An underestimated problem: some foreign researchers are working at UGent in precarious conditions

Submitted by ACOD UGent on di, 06/23/2020 - 09:17

In recent years, we – the university trade union ACOD UGent - have been confronted several times with the precarious conditions in which an estimated three hundred international researchers are forced to live while working at our university. Other Flemish universities are also facing the same problem, but we are now drawing attention to it for the first time as far as our own institution is concerned.

What is this about? There are researchers - mostly PhD students or postdocs - from non-Western countries (China, Pakistan, Indonesia, Ethiopia...) who do not have a Belgian scholarship or employment contract. Instead, they are compensated via scholarships and contracts from their country of origin, even though they are actually employed full-time on UGent's premises.

The allowances to which they are entitled from their home country are often much lower than what an individual with the same employment status and a Belgian contract receives. They have grants of 1,200 € or 1,300 € (Indonesia, China). Even sums of 1,000 € per month (Pakistan) are not uncommon.

Sometimes these researchers are paid nothing at all for their work at UGent. Instead, they combine their work at the university with evening jobs in the hospitality industry or they live off of their own savings. Many of them are only granted a scholarship for a few years and they are forced to deposit a portion of that money in a blocked account at UGent. In this way, they hope to have sufficient means by which to apply for an extension of their visa in order to complete their PhD.

A Belgian PhD or a period of employment at an internationally renowned university such as ours certainly represents an advantage in terms of future professional development. At the same time, however, it is precisely these researchers' willingness to make sacrifices for their scientific careers and achieve significant improvements in both their living circumstances and those of their families back home, that makes them particularly socially and financially vulnerable in our society. Let us be clear: of course, there are also very many cases in which a stay at UGent has had a very positive outcome for these colleagues from the Global South. And naturally, as a trade union, we are not at all opposed to the opportunities offered to them here. But in certain cases, this situation leads to distressing situations.

As trade unionists, we wish to draw more attention to this problem. In recent years, we have been increasingly contacted by researchers who have landed in trouble. When something goes wrong (an illness, the loss of additional work...), their situation can rapidly deteriorate. They can often count on the understanding and support of the professors who supervise them at UGent as well as that of other colleagues. Unfortunately, however, some supervisors take advantage of the precarious and insecure conditions in which these researchers work.

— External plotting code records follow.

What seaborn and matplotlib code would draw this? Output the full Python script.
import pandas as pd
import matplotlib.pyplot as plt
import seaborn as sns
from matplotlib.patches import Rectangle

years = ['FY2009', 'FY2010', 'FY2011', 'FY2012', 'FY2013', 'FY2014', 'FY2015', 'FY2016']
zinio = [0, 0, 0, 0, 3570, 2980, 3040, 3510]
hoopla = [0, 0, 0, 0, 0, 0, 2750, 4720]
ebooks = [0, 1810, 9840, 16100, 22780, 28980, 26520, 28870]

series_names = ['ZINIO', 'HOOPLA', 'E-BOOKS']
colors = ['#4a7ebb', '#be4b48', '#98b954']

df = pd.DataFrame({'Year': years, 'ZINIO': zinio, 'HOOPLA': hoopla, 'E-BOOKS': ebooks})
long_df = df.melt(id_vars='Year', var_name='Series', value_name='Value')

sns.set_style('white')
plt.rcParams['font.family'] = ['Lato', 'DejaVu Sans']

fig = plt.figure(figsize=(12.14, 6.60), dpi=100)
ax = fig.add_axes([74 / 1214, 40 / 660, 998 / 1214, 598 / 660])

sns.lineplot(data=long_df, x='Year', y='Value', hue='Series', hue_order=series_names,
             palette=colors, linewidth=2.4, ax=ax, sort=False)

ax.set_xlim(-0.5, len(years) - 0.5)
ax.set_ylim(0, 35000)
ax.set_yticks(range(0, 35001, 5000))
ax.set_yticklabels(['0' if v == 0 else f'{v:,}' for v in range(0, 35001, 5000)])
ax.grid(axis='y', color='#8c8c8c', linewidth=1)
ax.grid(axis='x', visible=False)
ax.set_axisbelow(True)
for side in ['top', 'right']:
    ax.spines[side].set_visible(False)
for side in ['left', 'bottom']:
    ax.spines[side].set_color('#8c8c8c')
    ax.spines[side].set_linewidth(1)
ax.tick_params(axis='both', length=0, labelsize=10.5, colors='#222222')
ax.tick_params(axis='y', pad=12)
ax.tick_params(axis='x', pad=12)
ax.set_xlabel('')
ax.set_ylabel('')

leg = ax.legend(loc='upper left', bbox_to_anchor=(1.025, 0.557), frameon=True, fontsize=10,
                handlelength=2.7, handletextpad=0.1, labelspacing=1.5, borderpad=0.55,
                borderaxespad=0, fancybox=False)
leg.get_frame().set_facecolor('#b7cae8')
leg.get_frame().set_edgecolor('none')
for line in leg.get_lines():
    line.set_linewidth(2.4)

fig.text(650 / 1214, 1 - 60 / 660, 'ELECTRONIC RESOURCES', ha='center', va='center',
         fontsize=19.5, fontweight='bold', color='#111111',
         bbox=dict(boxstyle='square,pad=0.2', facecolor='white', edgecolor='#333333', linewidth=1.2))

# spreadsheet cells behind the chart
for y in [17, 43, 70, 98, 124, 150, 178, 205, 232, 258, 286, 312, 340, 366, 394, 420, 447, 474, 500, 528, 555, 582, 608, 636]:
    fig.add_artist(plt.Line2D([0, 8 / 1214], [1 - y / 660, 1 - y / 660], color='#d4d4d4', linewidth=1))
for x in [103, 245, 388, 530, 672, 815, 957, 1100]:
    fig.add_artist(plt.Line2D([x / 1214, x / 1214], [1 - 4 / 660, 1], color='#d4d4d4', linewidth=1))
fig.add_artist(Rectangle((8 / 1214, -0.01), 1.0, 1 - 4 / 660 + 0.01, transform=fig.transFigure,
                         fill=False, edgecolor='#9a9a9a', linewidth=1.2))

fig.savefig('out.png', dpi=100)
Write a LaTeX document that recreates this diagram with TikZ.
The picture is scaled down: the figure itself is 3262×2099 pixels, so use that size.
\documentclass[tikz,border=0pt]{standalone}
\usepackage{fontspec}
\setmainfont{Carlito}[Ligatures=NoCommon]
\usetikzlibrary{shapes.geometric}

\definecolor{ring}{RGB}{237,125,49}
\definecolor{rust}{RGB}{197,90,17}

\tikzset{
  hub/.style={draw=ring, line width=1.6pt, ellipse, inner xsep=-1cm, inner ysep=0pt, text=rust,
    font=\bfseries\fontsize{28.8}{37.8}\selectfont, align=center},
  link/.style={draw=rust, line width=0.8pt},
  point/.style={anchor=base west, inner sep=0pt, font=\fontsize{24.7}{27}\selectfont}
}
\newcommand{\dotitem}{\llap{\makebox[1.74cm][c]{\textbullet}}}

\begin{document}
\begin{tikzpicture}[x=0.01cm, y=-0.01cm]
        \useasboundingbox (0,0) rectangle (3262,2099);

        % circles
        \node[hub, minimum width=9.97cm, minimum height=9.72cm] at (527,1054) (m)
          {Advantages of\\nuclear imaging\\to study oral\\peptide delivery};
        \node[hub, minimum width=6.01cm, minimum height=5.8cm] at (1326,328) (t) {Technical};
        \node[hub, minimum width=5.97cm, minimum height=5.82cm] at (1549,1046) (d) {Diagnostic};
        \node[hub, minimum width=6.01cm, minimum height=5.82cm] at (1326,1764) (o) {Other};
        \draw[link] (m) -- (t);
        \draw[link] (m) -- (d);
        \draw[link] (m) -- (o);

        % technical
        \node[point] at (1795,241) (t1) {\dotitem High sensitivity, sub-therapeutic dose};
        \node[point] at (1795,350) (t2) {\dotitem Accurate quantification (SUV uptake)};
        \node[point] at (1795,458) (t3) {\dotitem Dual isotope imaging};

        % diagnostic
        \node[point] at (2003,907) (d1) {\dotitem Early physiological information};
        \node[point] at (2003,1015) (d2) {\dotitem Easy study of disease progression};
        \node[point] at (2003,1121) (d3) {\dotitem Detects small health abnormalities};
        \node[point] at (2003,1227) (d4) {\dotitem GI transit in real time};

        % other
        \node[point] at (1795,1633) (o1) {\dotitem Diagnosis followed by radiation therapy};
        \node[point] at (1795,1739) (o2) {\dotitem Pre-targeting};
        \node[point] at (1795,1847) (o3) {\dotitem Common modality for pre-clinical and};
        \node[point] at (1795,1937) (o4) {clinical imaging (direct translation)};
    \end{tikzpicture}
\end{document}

Moreover, the COVID-19 crisis has exacerbated this issue: many of these foreign PhD students and researchers at UGent have had to rely on care packages because they no longer had the means to buy food! (see, among others,…) This situation has led to greater awareness of the problem, and this has prompted management to submit a proposal to the Board of Directors in order to provide a solution.

We certainly applaud this demarche, but unfortunately there are many problems with the proposal. For example, management proposed a minimum 'solvency threshold' of €1,200 per month, and UGent would no longer enter into partnerships with foreign institutions that cannot guarantee that amount to incoming researchers. Unfortunately, this threshold is not compulsory; individual promoters could still bring researchers to Belgium who do not have even this minimal level of funding. It is only a recommendation. Moreover, we should be asking why it is that foreign researchers only have to be paid €1,200. Shouldn't they simply receive the same income as a Belgian researcher doing exactly the same work?

ACOD certainly considers it a positive sign that people are thinking about better social protections for foreign researchers. However, we believe that the proposal currently on the table is not sufficient, and in some instances risks creating even more precarious situations. Therefore, we have urgently requested negotiations with the university administration regarding these proposals. Indeed, we are convinced that the work situation of certain foreign researchers at UGent actually amounts to a form of illegal employment. And we have already discussed a number of these files with the Social Inspectorate. In certain specific cases, filing a formal complaint with the Labour Prosecutor, which has jurisdiction in this area, is certainly one of the possible remedies.

Foreign researchers deserve proper working conditions too. We therefore reiterate our urgent request that the university administration enter into full negotiations with us on this matter. We also ask for solidarity with these people from all of their UGent colleagues and other Flemish researchers. Finally, we would like to reiterate that this is certainly not a problem that is unique to UGent. This issue also needs to be tackled at the other Flemish universities.